Which exogenous parameters influence the sales market of the German
automobile industry?
Here, it has to be differentiated between the yearly, monthly and quarterly data. In
the yearly model, only a few exogenous parameters are needed to get satisfying results. But it is not possible to generalize the results, because of the very small data set.
Also, in the monthly model also less exogenous parameters can be used. But most of
the exogenous parameters are not published monthly, so that the exact values of these
parameters are not given, leading to inadequate results. However, in the quarterly
model, where the highest number of exogenous parameters is explicitly given, a reduction of the exogenous parameters in our tested model is not possible without decreasing the quality of the results.
3.
Which collection of data points, yearly, monthly or quarterly data, is the
most suitable one?
Yearly, monthly, and quarterly data are regarded. The problems in the yearly
model are the very small data set and the small information content of the forecast.

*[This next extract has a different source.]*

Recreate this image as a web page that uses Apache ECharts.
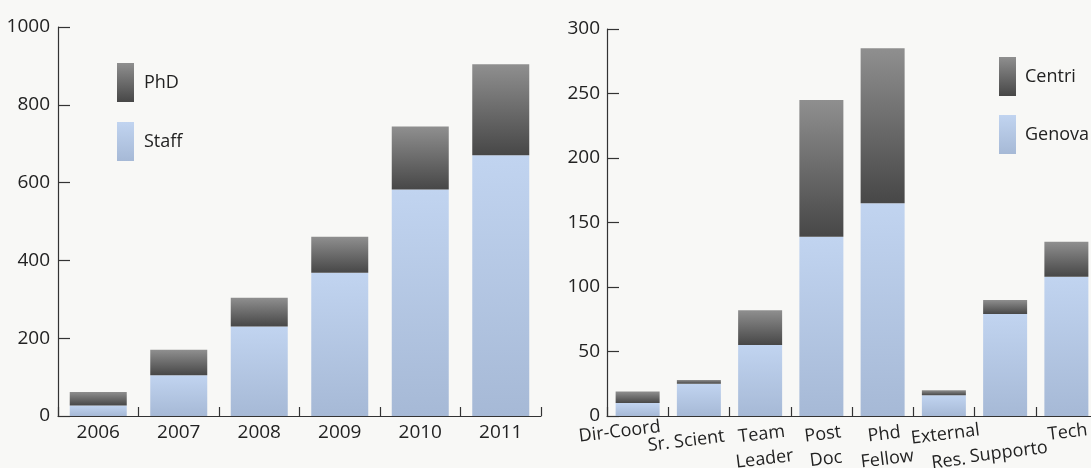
<!DOCTYPE html>
<html>
<head>
<meta charset="utf-8">
<script src="https://cdn.jsdelivr.net/npm/echarts@6/dist/echarts.min.js"></script>
<style>
html,body{margin:0;padding:0;background:#f8f8f6;}
#chart{width:1091px;height:468px;}
</style>
</head>
<body>
<div id="chart"></div>
<script>
// Left chart data
const years = ['2006', '2007', '2008', '2009', '2010', '2011'];
const staff = [27, 105, 230, 368, 582, 670];
const phd = [35, 65, 74, 93, 162, 234];
const leftTicks = [0, 200, 400, 600, 800, 1000];

// Right chart data
const roles = ['Dir-Coord', 'Sr. Scient', 'Team Leader', 'Post Doc', 'Phd Fellow', 'External Res.', 'Supporto', 'Tech'];
const genova = [10, 25, 55, 139, 165, 16, 79, 108];
const centri = [9, 3, 27, 106, 120, 4, 11, 27];
const rightTicks = [0, 50, 100, 150, 200, 250, 300];

const FONT = '"Open Sans", "Noto Sans", sans-serif';
const TXT = '#222222';
const AX = '#333333';

const darkGrad = new echarts.graphic.LinearGradient(0, 0, 0, 1, [
  {offset: 0, color: '#8f8f8f'}, {offset: 1, color: '#474747'}
]);
const blueGrad = new echarts.graphic.LinearGradient(0, 0, 0, 1, [
  {offset: 0, color: '#c1d4f0'}, {offset: 1, color: '#a6b9d6'}
]);

const labelMap = {
  'Dir-Coord': '{dc|Dir-Coord}',
  'Sr. Scient': '{s1| }\n{sr|Sr. Scient}',
  'Team Leader': '{b|Team}\n{b|Leader}',
  'Post Doc': '{b|Post}\n{b|Doc}',
  'Phd Fellow': '{b|Phd}\n{b|Fellow}',
  'External Res.': '{b|External}\n{r|Res.}',
  'Supporto': '{s2| }\n{b|Supporto}',
  'Tech': '{t|Tech}'
};

function numFmt(v) { return String(v); }

const chart = echarts.init(document.getElementById('chart'));
chart.setOption({
  backgroundColor: '#f8f8f6',
  animation: false,
  textStyle: {fontFamily: FONT, color: TXT},
  legend: [
    {
      orient: 'vertical', left: 112, top: 58,
      itemWidth: 17, itemHeight: 39, itemGap: 20, icon: 'rect',
      data: ['PhD', 'Staff'],
      textStyle: {fontSize: 18, color: TXT, fontFamily: FONT, padding: [0, 0, 0, 5]}
    },
    {
      orient: 'vertical', left: 994, top: 52,
      itemWidth: 17, itemHeight: 39, itemGap: 19, icon: 'rect',
      data: ['Centri', 'Genova'],
      textStyle: {fontSize: 18, color: TXT, fontFamily: FONT, padding: [0, 0, 0, 4]}
    }
  ],
  grid: [
    {left: 58, top: 27, width: 483, height: 389, outerBoundsMode: 'none', containLabel: false},
    {left: 607, top: 29, width: 490, height: 387, outerBoundsMode: 'none', containLabel: false}
  ],
  xAxis: [
    {
      type: 'category', gridIndex: 0, data: years,
      axisLine: {lineStyle: {color: AX, width: 1.2}},
      axisTick: {show: true, inside: true, length: 9, lineStyle: {color: AX, width: 1.2}},
      axisLabel: {fontSize: 19, color: TXT, fontFamily: FONT, margin: 7}
    },
    {
      type: 'category', gridIndex: 1, data: roles,
      axisLine: {lineStyle: {color: AX, width: 1.2}},
      axisTick: {show: true, inside: true, length: 9, lineStyle: {color: AX, width: 1.2}},
      axisLabel: {
        interval: 0, rotate: 7, align: 'center', verticalAlign: 'top', margin: 6,
        fontSize: 18, color: TXT, fontFamily: FONT, lineHeight: 25,
        formatter: function (v) { return labelMap[v] || v; },
        rich: {
          b: {fontSize: 18, lineHeight: 25, color: TXT, fontFamily: FONT},
          r: {fontSize: 18, lineHeight: 29, color: TXT, fontFamily: FONT},
          t: {fontSize: 18, lineHeight: 21, color: TXT, fontFamily: FONT},
          dc: {fontSize: 18, lineHeight: 15, color: TXT, fontFamily: FONT, padding: [0, 38, 0, 0]},
          sr: {fontSize: 18, lineHeight: 23, color: TXT, fontFamily: FONT, padding: [0, 30, 0, 0]},
          s1: {fontSize: 1, lineHeight: 6},
          s2: {fontSize: 1, lineHeight: 18}
        }
      }
    }
  ],
  yAxis: [
    {
      type: 'value', gridIndex: 0, min: leftTicks[0], max: leftTicks[leftTicks.length - 1], interval: 200,
      axisLine: {show: true, lineStyle: {color: AX, width: 1.2}},
      axisTick: {show: true, inside: true, length: 12, lineStyle: {color: AX, width: 1.2}},
      splitLine: {show: false},
      axisLabel: {fontSize: 19, color: TXT, fontFamily: FONT, margin: 8, formatter: numFmt}
    },
    {
      type: 'value', gridIndex: 1, min: rightTicks[0], max: rightTicks[rightTicks.length - 1], interval: 50,
      axisLine: {show: true, lineStyle: {color: AX, width: 1.2}},
      axisTick: {show: true, inside: true, length: 12, lineStyle: {color: AX, width: 1.2}},
      splitLine: {show: false},
      axisLabel: {fontSize: 19, color: TXT, fontFamily: FONT, margin: 7, formatter: numFmt}
    }
  ],
  series: [
    {name: 'Staff', type: 'bar', stack: 'a', xAxisIndex: 0, yAxisIndex: 0, data: staff, barWidth: 57, itemStyle: {color: blueGrad}},
    {name: 'PhD', type: 'bar', stack: 'a', xAxisIndex: 0, yAxisIndex: 0, data: phd, barWidth: 57, itemStyle: {color: darkGrad}},
    {name: 'Genova', type: 'bar', stack: 'b', xAxisIndex: 1, yAxisIndex: 1, data: genova, barWidth: 44, itemStyle: {color: blueGrad}},
    {name: 'Centri', type: 'bar', stack: 'b', xAxisIndex: 1, yAxisIndex: 1, data: centri, barWidth: 44, itemStyle: {color: darkGrad}}
  ]
});
</script>
</body>
</html>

The problems presented by the monthly model include training and test errors which
are much higher than in the yearly and quarterly models. Probable causes for the
weakness of the monthly model are the inexact nature of the monthly data since most
of the exogenous parameters are not collected monthly. The problems of the yearly
model as well as the problems of the monthly model can be solved by using the quarterly model. Therefore, the quarterly model is the superior method, even though no
reduction of exogenous parameters is possible in this model.
To conclude, it should be pointed out that forecasts are always plagued by uncertainty. There can be occurrences (special effects) in the future, which are not predictable or whose effects can not be assessed. The current financial crisis, which led to
lower sales in the year 2008, is an example for such an occurrence. Because of this
fact, forecasts can only be considered as an auxiliary means for corporate management and have to be interpreted with care [23].